Plaintiffs argument centers around his contention that there never was a final decision issued by the contracting officer as required in the disputes clause. Without a contracting officer decision from which an appeál could be taken, plaintiff argues, the Board of Contract Appeals had no jurisdiction, since its jurisdiction is appellate in nature. As a result, plaintiff now contends that the claim is still pending before the contracting officer and since more than 60 days have elapsed without a final decision, plaintiff can deem such inaction a negative decision and proceed directly in this court. See Contract Disputes Act of 1978, § 6, Pub. L. No. 95-563, 92 Stat. 2383.

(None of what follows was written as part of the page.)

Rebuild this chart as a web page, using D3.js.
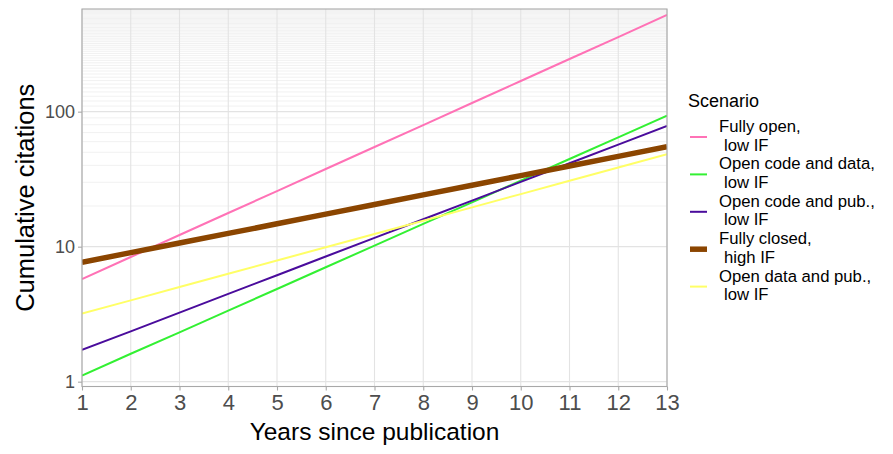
<!DOCTYPE html>
<html>
<head>
<meta charset="utf-8">
<script src="https://cdn.jsdelivr.net/npm/d3@7"></script>
<style>
  body { margin: 0; background: #fff; }
  text { font-family: "Liberation Sans", Arial, sans-serif; }
</style>
</head>
<body>
<div class="vis"></div>
<script>
// values (straight lines on a log axis)
const years = [1, 2, 3, 4, 5, 6, 7, 8, 9, 10, 11, 12, 13];
const fullyOpen = [5.76, 8.38, 12.2, 17.75, 25.8, 37.6, 54.7, 79.6, 115.9, 168.7, 245.5, 357, 520];
const openCodeData = [1.11, 1.61, 2.32, 3.36, 4.86, 7.04, 10.18, 14.73, 21.31, 30.83, 44.6, 64.5, 93.4];
const openCodePub = [1.72, 2.36, 3.25, 4.47, 6.14, 8.45, 11.61, 15.97, 21.95, 30.18, 41.49, 57.04, 78.4];
const fullyClosed = [7.66, 9.03, 10.64, 12.54, 14.77, 17.41, 20.52, 24.18, 28.5, 33.58, 39.58, 46.64, 54.97];
const openDataPub = [3.19, 4.0, 5.02, 6.3, 7.9, 9.9, 12.42, 15.58, 19.54, 24.51, 30.75, 38.57, 48.38];

const scenarioNames = [
  ["Fully open,", "low IF"],
  ["Open code and data,", "low IF"],
  ["Open code and pub.,", "low IF"],
  ["Fully closed,", "high IF"],
  ["Open data and pub.,", "low IF"]
];
const seriesValues = [fullyOpen, openCodeData, openCodePub, fullyClosed, openDataPub];
const colors = ["#ff72b6", "#33f033", "#4a0c9c", "#8b4500", "#ffff66"];
const widths = [2, 2, 2, 5.5, 2];

const yTicks = [1, 10, 100];
const yMinor = d3.range(20, 100, 10).concat(d3.range(110, 580, 10));

const W = 893, H = 454;
const margin = { top: 9, right: 226, bottom: 67.5, left: 82 };

const svg = d3.select(".vis").append("svg")
  .attr("width", W).attr("height", H);

const x = d3.scaleLinear().domain([1, 13]).range([margin.left, W - margin.right]);
const y = d3.scaleLog().domain([0.921, 576]).range([H - margin.bottom, margin.top]);

const grid = svg.append("g");
grid.selectAll("line.minor").data(yMinor).join("line")
  .attr("class", "minor")
  .attr("x1", x(1)).attr("x2", x(13))
  .attr("y1", d => y(d)).attr("y2", d => y(d))
  .attr("stroke", "#ebebeb").attr("stroke-width", 0.7);
grid.selectAll("line.majory").data(yTicks).join("line")
  .attr("class", "majory")
  .attr("x1", x(1)).attr("x2", x(13))
  .attr("y1", d => y(d)).attr("y2", d => y(d))
  .attr("stroke", "#e3e3e3").attr("stroke-width", 1.1);
grid.selectAll("line.majorx").data(years).join("line")
  .attr("class", "majorx")
  .attr("x1", d => x(d)).attr("x2", d => x(d))
  .attr("y1", y.range()[0]).attr("y2", y.range()[1])
  .attr("stroke", "#e3e3e3").attr("stroke-width", 1.1);

const data = seriesValues.map((vals, i) => ({
  i, values: vals.map((v, j) => ({ year: years[j], v }))
}));

const line = d3.line().x(d => x(d.year)).y(d => y(d.v));

svg.append("clipPath").attr("id", "panel").append("rect")
  .attr("x", x(1)).attr("y", margin.top)
  .attr("width", x(13) - x(1)).attr("height", y.range()[0] - margin.top);

svg.append("g").attr("clip-path", "url(#panel)")
  .selectAll("path").data(data).join("path")
  .attr("d", d => line(d.values))
  .attr("fill", "none")
  .attr("stroke", d => colors[d.i])
  .attr("stroke-width", d => widths[d.i]);

// panel border
svg.append("rect")
  .attr("x", x(1)).attr("y", margin.top)
  .attr("width", x(13) - x(1)).attr("height", y.range()[0] - margin.top)
  .attr("fill", "none").attr("stroke", "#a8a8a8").attr("stroke-width", 1.1);

// axes
const xAxis = svg.append("g")
  .attr("transform", `translate(0,${y.range()[0]})`)
  .call(d3.axisBottom(x).tickValues(years).tickFormat(d3.format("d")).tickSize(4).tickPadding(4).tickSizeOuter(0));
xAxis.select(".domain").remove();
xAxis.selectAll("line").attr("stroke", "#a8a8a8").attr("stroke-width", 1.1);
xAxis.selectAll("text").attr("font-size", 22).attr("fill", "#4d4d4d");

const yAxis = svg.append("g")
  .attr("transform", `translate(${x(1)},0)`)
  .call(d3.axisLeft(y).tickValues(yTicks).tickFormat(d3.format("d")).tickSize(4).tickPadding(3).tickSizeOuter(0));
yAxis.select(".domain").remove();
yAxis.selectAll("line").attr("stroke", "#a8a8a8").attr("stroke-width", 1.1);
yAxis.selectAll("text").attr("font-size", 18).attr("fill", "#4d4d4d");

svg.append("text")
  .attr("x", (x(1) + x(13)) / 2).attr("y", 440)
  .attr("text-anchor", "middle").attr("font-size", 24.5)
  .text("Years since publication");

svg.append("text")
  .attr("transform", `translate(34,${(y.range()[0] + margin.top) / 2}) rotate(-90)`)
  .attr("text-anchor", "middle").attr("font-size", 25.5)
  .text("Cumulative citations");

// legend
const legend = svg.append("g");
legend.append("text").attr("x", 688).attr("y", 107)
  .attr("font-size", 18).text("Scenario");

const item = legend.selectAll("g.item").data(scenarioNames).join("g")
  .attr("class", "item")
  .attr("transform", (d, i) => `translate(0,${132 + i * 37.4})`);
item.append("line")
  .attr("x1", 690).attr("x2", 707)
  .attr("y1", 5).attr("y2", 5)
  .attr("stroke", (d, i) => colors[i])
  .attr("stroke-width", (d, i) => widths[i]);
item.append("text").attr("x", 719).attr("y", 0)
  .attr("font-size", 16.7).text(d => d[0]);
item.append("text").attr("x", 724).attr("y", 18.7)
  .attr("font-size", 16.7).text(d => d[1]);
</script>
</body>
</html>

*646The Government counters by arguing that there were indeed contracting officer decisions in regard to the disputed contracts. Defendant has filed documents which it purports to be such decisions. The Government argues that the Board properly began procedures in plaintiffs appeal, when plaintiff inexplicably failed to continue participating in the proceeding, to the point that he failed to respond to a rule to show cause. That inaction constitutes failure to exhaust administrative remedies and bars plaintiffs case in this court, defendant concludes. See, e.g., Monroe Garment Co. v. United States, 203 Ct. Cl. 324, 488 F.2d 989 (1973); Zidell Explorations, Inc. v. United States, 192 Ct. Cl. 331, 334, 427 F.2d 735, 737 (1970).

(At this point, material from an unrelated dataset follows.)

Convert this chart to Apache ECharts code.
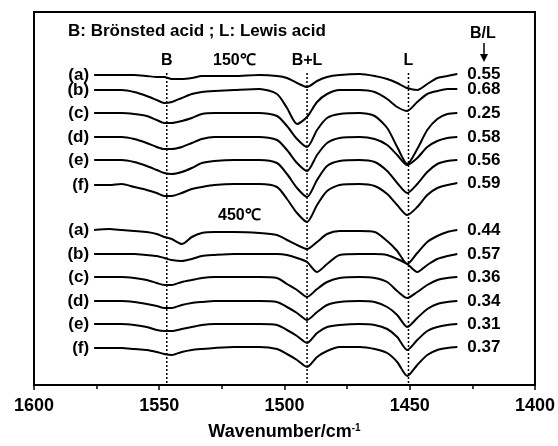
<!DOCTYPE html>
<html>
<head>
<meta charset="utf-8">
<script src="https://cdn.jsdelivr.net/npm/echarts@6/dist/echarts.min.js"></script>
<style>
html, body { margin: 0; padding: 0; background: #fff; }
#chart { width: 558px; height: 446px; }
</style>
</head>
<body>
<div id="chart"></div>
<script>
// wavenumber points (cm-1)
const wavenumbers = [1576, 1570, 1565, 1560, 1555, 1551, 1548, 1545, 1541, 1537, 1533, 1528, 1520, 1510, 1503, 1499, 1495, 1491, 1487, 1483, 1478, 1470, 1464, 1459, 1455, 1451, 1447, 1443, 1439, 1435, 1431]
const sampleNames = ['(a)', '(b)', '(c)', '(d)', '(e)', '(f)']

// vertical offsets of the stacked spectra (a.u.)
const offsets150 = [310, 295, 272, 248, 225, 201]
const offsets450 = [155, 131, 108, 84, 61, 37]

// B/L ratios printed at the right end
const ratio150 = ['0.55', '0.68', '0.25', '0.58', '0.56', '0.59']
const ratio450 = ['0.44', '0.57', '0.36', '0.34', '0.31', '0.37']

// band depth below each baseline, 150 ℃
const dip150a = [0, 0, 0, 0, 1, 2, 2, 4, 4, 3, 1, 1, 1, 0, 1, 3, 8, 12, 6, 2, 0, -1, 1, 4, 8, 13, 15, 9, 3, 1, -1]
const dip150b = [0, 0, 0, 2, 6, 10, 13, 12, 8, 4, 2, 1, 0, -1, 4, 18, 34, 27, 12, 4, 0, 0, 2, 9, 17, 21, 12, 4, 1, -1, -1]
const dip150c = [0, 0, 0, 1, 3, 7, 10, 10, 8, 5, 1, 0, 0, 0, 3, 13, 26, 34, 17, 5, 1, 0, 3, 15, 34, 51, 36, 17, 6, 1, 0]
const dip150d = [0, 0, 0, 2, 6, 10, 12, 12, 10, 6, 2, 0, 0, 0, 3, 13, 26, 34, 18, 6, 1, 0, 2, 8, 18, 28, 21, 10, 4, 1, 0]
const dip150e = [0, 0, 0, 2, 6, 10, 13, 14, 12, 8, 3, 1, 0, 0, 3, 14, 28, 37, 20, 6, 1, 0, 2, 11, 23, 33, 24, 12, 4, 1, 0]
const dip150f = [1, 1, 0, 3, 6, 9, 12, 12, 9, 5, 3, 1, 0, 0, 3, 15, 29, 38, 21, 7, 1, 0, 2, 10, 21, 31, 23, 11, 4, 1, -1]

// band depth below each baseline, 450 ℃
const dip450a = [0, -1, 0, 1, 2, 4, 7, 9, 14, 7, 3, 2, 2, 3, 5, 10, 15, 19, 12, 4, 1, 1, 2, 11, 21, 34, 23, 12, 6, 2, 0]
const dip450b = [0, 0, 0, 0, 1, 2, 4, 6, 7, 5, 2, 1, 0, 0, 0, 1, 4, 8, 18, 10, 1, 0, 0, 1, 5, 10, 18, 11, 5, 2, 0]
const dip450c = [0, 0, 0, 1, 3, 6, 8, 8, 5, 3, 1, 0, 0, 0, 1, 7, 13, 20, 12, 5, 1, 0, 1, 5, 14, 21, 15, 8, 3, 1, 0]
const dip450d = [0, 0, 0, 1, 3, 5, 7, 7, 4, 2, 1, 0, 0, 0, 1, 6, 12, 19, 11, 4, 1, 0, 1, 6, 14, 26, 17, 8, 3, 1, 0]
const dip450e = [0, 0, 0, 1, 3, 6, 7, 7, 5, 3, 1, 0, 0, 0, 1, 6, 12, 19, 9, 3, 1, 0, 1, 5, 13, 26, 16, 7, 3, 1, 0]
const dip450f = [0, 0, 0, 1, 2, 4, 6, 7, 4, 2, 1, 0, -1, -1, 1, 6, 12, 19, 9, 3, -1, -1, 1, 5, 14, 28, 17, 7, 2, 0, -1]

// band marker lines
const bandPositions = [1547, 1491, 1450.5]
const bandNames = ['B', 'B+L', 'L']
const bandTop = 312

const dips150 = [dip150a, dip150b, dip150c, dip150d, dip150e, dip150f]
const dips450 = [dip450a, dip450b, dip450c, dip450d, dip450e, dip450f]

const font = 'Liberation Sans, Arial, sans-serif'
const labelStyle = { color: '#000', fontSize: 17, fontWeight: 'bold', fontFamily: font }

function spectrum(name, offset, dips, ratio) {
  const data = wavenumbers.map((w, i) => [w, offset - dips[i]])
  const last = data.length - 1
  // sample name on the left end, B/L ratio on the right end
  data[0] = { value: data[0], label: Object.assign({ show: true, position: 'left', distance: 5, formatter: name }, labelStyle) }
  data[last] = { value: data[last], label: Object.assign({ show: true, position: 'right', distance: 10, formatter: ratio }, labelStyle) }
  return {
    type: 'line',
    data: data,
    smooth: 0.25,
    symbol: 'circle',
    symbolSize: 0,
    showSymbol: true,
    lineStyle: { color: '#000', width: 2 },
    itemStyle: { color: '#000' },
    silent: true,
    z: 3
  }
}

const series = []
sampleNames.forEach((n, i) => series.push(spectrum(n, offsets150[i], dips150[i], ratio150[i])))
sampleNames.forEach((n, i) => series.push(spectrum(n, offsets450[i], dips450[i], ratio450[i])))

bandPositions.forEach((w, i) => {
  series.push({
    type: 'line',
    data: [
      { value: [w, bandTop], label: { show: true, position: 'top', distance: 4, formatter: bandNames[i], color: '#000', fontSize: 16, fontWeight: 'bold', fontFamily: font } },
      [w, 0]
    ],
    symbol: 'circle',
    symbolSize: 0,
    lineStyle: { color: '#000', width: 1.5, type: [2, 2] },
    itemStyle: { color: '#000' },
    silent: true,
    z: 2
  })
})

const chart = echarts.init(document.getElementById('chart'))

chart.setOption({
  animation: false,
  grid: { left: 34, right: 21, top: 12, bottom: 61, show: true, borderColor: '#000', borderWidth: 2 },
  xAxis: {
    type: 'value',
    min: 1400,
    max: 1600,
    interval: 50,
    inverse: true,
    axisLine: { lineStyle: { color: '#000', width: 2 } },
    axisTick: { length: 5, lineStyle: { color: '#000', width: 1.5 } },
    minorTick: { show: true, splitNumber: 2, length: 4, lineStyle: { color: '#000', width: 1.5 } },
    splitLine: { show: false },
    axisLabel: { color: '#000', fontSize: 18, fontWeight: 'bold', fontFamily: font, margin: 12, formatter: (v) => String(v) },
    name: 'Wavenumber/cm{sup|-1}',
    nameLocation: 'middle',
    nameGap: 38,
    nameTextStyle: {
      color: '#000', fontSize: 18, fontWeight: 'bold', fontFamily: font,
      rich: { sup: { fontSize: 10, fontWeight: 'bold', verticalAlign: 'top', color: '#000', fontFamily: font } }
    }
  },
  yAxis: {
    type: 'value',
    min: 0,
    max: 373,
    axisLine: { show: true, lineStyle: { color: '#000', width: 2 } },
    axisTick: { show: false },
    axisLabel: { show: false },
    splitLine: { show: false }
  },
  graphic: [
    { type: 'text', left: 68, top: 23, style: { text: 'B: Brönsted acid ; L: Lewis acid', font: 'bold 17px ' + font, fill: '#000' } },
    { type: 'text', left: 213, top: 53, style: { text: '150℃', font: 'bold 16px ' + font, fill: '#000' } },
    { type: 'text', left: 218, top: 208, style: { text: '450℃', font: 'bold 16px ' + font, fill: '#000' } },
    { type: 'text', left: 470, top: 26, style: { text: 'B/L', font: 'bold 16px ' + font, fill: '#000' } },
    { type: 'line', shape: { x1: 484, y1: 43, x2: 484, y2: 56 }, style: { stroke: '#000', lineWidth: 1.5 } },
    { type: 'polygon', shape: { points: [[480, 54], [488, 54], [484, 62]] }, style: { fill: '#000' } }
  ],
  series: series
})

window.addEventListener('resize', () => {
  chart.resize()
})
</script>
</body>
</html>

We disagree with the Government that proper contracting officer final decisions were issued. Nonetheless, we hold plaintiff failed to exhaust his administrative remedies because he failed to complete a proceeding before the Board, whose jurisdiction he failed to contest in timely fashion.

As a preliminary matter, we reject defendant’s contention that contracting officer decisions were issued pursuant to the disputes clause. The Postal Service’s own Contracting Manual requires that in each contracting officer decision rendered under the disputes clause, a paragraph "substantially as follows” shall be included:

This is the final decision of the Contracting Officer. Decisions on disputed questions of fact and on other questions that are subject to the procedure of the Disputes clause may be appealed in accordance with the provisions of the Disputes clause. If you decide to make such an appeal from this decision, written notice thereof (preferably in triplicate) must be mailed or otherwise furnished to the Contracting Officer within thirty days from the date you receive this decision. Such notice should indicate that an appeal is intended and should reference this decision and identify the contract by number. The Postal Service Board of Contract Appeals is the authorized representative of the Postmaster General for hearing and determining such disputes. The Rules of the Postal Service Board of Contract Appeals are attached. Postal Contracting Manual, § l-313(d).

*647The documents defendant has filed in an attempt to show final decisions were issued amount to nothing more than notices of termination. They are completed "Route Service Order” forms containing only minimal information and a notice and date of termination. They do not indicate any status as final decisions; they do not mention any appeal procedures; they plainly do not contain the required paragraph.

In Zidell Explorations, Inc. v. United States, 192 Ct. Cl. 331, 427 F.2d 735 (1970), certain armed services procurement regulations required such information to be in final decisions of contracting officers. We held that a contracting officer letter of decision without such information was not a proper final decision. Id. at 336, 427 F.2d at 738. The documents filed in the instant case are similarly not proper final decisions.

Despite this absence of a contracting officer final decision, we can see no reason to allow plaintiff to question the Board’s jurisdiction now. Once he received confirmation of his "Notice of Appeal” he did not then contest the Board’s jurisdiction. Instead, he responded with a document captioned "Appellant’s Amended Notice of Appeal,” which set forth the contracts in question and plaintiffs claims with regard to those contracts.

In General Dynamics Corp. v. United States, 214 Ct. Cl. 607, 558 F.2d 985 (1977), we developed the rule that "the Board’s lack of jurisdiction is a defense that may in effect be waived by failure to object in a timely fashion in that forum. . . .” Id. at 620, 558 F.2d at 992. Plaintiff in the instant case did not object in timely fashion. Instead, he filed a responsive pleading to the Board’s acknowledgment of his letter treated as a notice of appeal. In doing so, he waived any objection to the Board’s jurisdiction.4 Plaintiff plainly failed to finish a proceeding in which he was engaged once he filed the document, and should not now escape the results of that proceeding, which were brought about by his own inaction.

*648In sum, we hold plaintiff cannot now question the Board’s jurisdiction, because he waived that objection by initially participating in the Board’s proceeding. We further hold that his failure to complete the Board proceeding bars his claim here because of failure to exhaust mandatory administrative remedies.

it is therefore ordered, after consideration of the parties’ submissions, including the administrative record, that defendant’s motion for summary judgment is granted. The petition is dismissed.

Plaintiffs’ motion for rehearing was denied April 25, 1980, and their petition for a writ of certiorari was denied, 449 U.S. 870 (1980).

This case has come directly to the court pursuant to Rule 166, as revised.

Pub. L. No. 95-663, 92 Stat. 2383, 41 U.S.C.A. § 601 et seq. (1979 Supp.).

Of the contracts in question, some were held in the name of John H. Thompson, Jr., some in the names of John H. Thompson, III, Thompson Truck & Equipment, John H. Thompson, Jr. and John H. Thompson, III or John H. Thompson, Jr. and Pat Thompson. All were subcontracted to plaintiff Night & Day Truck Lease Rental, Inc., a Texas corporation of which Thompson, Jr. was President. For simplicity in this order, the term "plaintiff” refers to John H. Thompson, Jr. and Night & Day Truck Lease Rental, Inc., and all other plaintiff persons and entities.

While judicial jurisdiction can never be waived by litigants, Board jurisdiction, which grows out of contractual provisions, may be expanded by agreement of the parties - through express amendment of their agreement or through administration of that agreement. General Dynamics Corp. v. United States, 214 Ct. Cl. 607, 558 F.2d 985 (1977).